Cross-Cultural Communication Challenges
I have two teenage kids I’m trying to bring up to be ready for the working world.
They are French. I’m not. Or at least I’m only partly so. And I have the part with North American service expectations.
Culture shock.
I won’t talk to you about my service experiences when I take them to McDonalds in France. I want to talk to you about something I was not really expecting.
This is a topic I’m often confronted with. I’m North American. I have always worked up to North American levels of quality of service. Even if I’ve lived in Europe all of my professional life.
But I’ve live in France for 20 years or so: Culture shock.
I chose my bank because they were the most expensive. They charge for service. I want a decent level of service. Nothing fancy. Just the normal stuff. But I want it to run smoothly at all times. I don’t like having to run to the bank every time someone somewhere sneezes or changes jobs.
I have been with the same bank for over 20 years, two different branches, but the same bank. No problems….until I started my company two months ago.
It first started when the bank staff did not understand the difference in international practices of changing credit card numbers with the companies I had automatic debits set up on my credit card. I live 40 kilometers south of Paris. My local bank assumed all companies everywhere would operate just like in France. I was told to bugger off and left with a mess to sort out by myself right over Christmas.
The bank took my money for my business bank account at the end of January and said they had set up my business account. But I couldn’t do anything with my account until I had the means to do it: check book and credit card. Those arrived at the very end of February - over 4 weeks later. So they were late. You would expect the card to work, right? Wrong. I could not get the card to work even though my bank’s computer system said it should work.
There begins all the fun with the differences in what I expect in a service I’m paying for and what my bank staff feels is giving their maximum service.
Our definitions of service and our service expectations are very different.
- I expected my bank to help me. I needed my bank card to work to do any online business.
- My bank thought they had done everything they could because their computer system told them everything was fine. They gave me a card. They upheld their part of the service.
It took several weeks and several phone calls to every possible contact in my bank.
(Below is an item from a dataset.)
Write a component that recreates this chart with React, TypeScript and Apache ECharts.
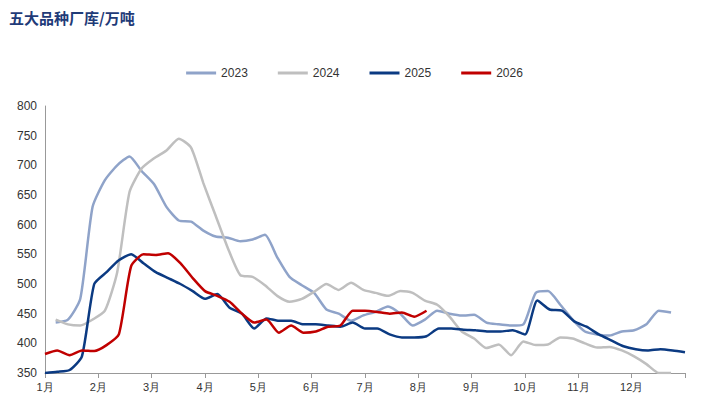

The result is that according to my bank, there is nothing wrong with the credit card they gave me. They do not know why my credit does not work. But its not their fault. It’s the other guys fault. Their hands are washed.
Not once did I get any form of an apology that my credit card and check book took so long to get to me. And when faced with the problem, the only reaction was to “prove” it’s not their fault.
Not one employee at my French bank would even think to ask: “How can I help you?” and actually follow through. That kind of service is not included in their line of duty.
I’m still left with the problem this card doesn’t work for me. My bank is situated in a major town 40 miles south of Paris. The competition in Paris is greater. I could expect a slightly better level of service in Paris. The temptation to change banks is great. But I’ve been with this bank for over 20 years.
When I changed house a few years ago I did a wide survey of the other local banks. I actually opened bank accounts in three other banks because I wanted a second account in a different bank. But I closed all three accounts because it just wasn’t what I expected from a bank.
Solution: Change branch? Travel into Paris every time something comes up?
My experience was linked to a clash in differences of expectations. I expect a certain service from my bank. For example, I expected my bank to at least be interested in why the credit card they gave me was not working.
But in France they don’t feel it the same way. They offer a certain service. It’s up to me if I want to buy it or not. I can’t question it.
The service I’m expecting as a North American and what they are offering, as a French company, are two different things.
This is easy to see at McDonalds in France if you open your eyes and listen up. McDonalds uses the same system worldwide. It works. But here they employ French staff. In Paris you may or may not notice the difference due to the large number of clients they have to serve and the number of foreign students doing the job. But 40 miles south of Paris, a North American, who understands French, picks up the cultural difference in attitudes towards service.
Service is just different in different cultures.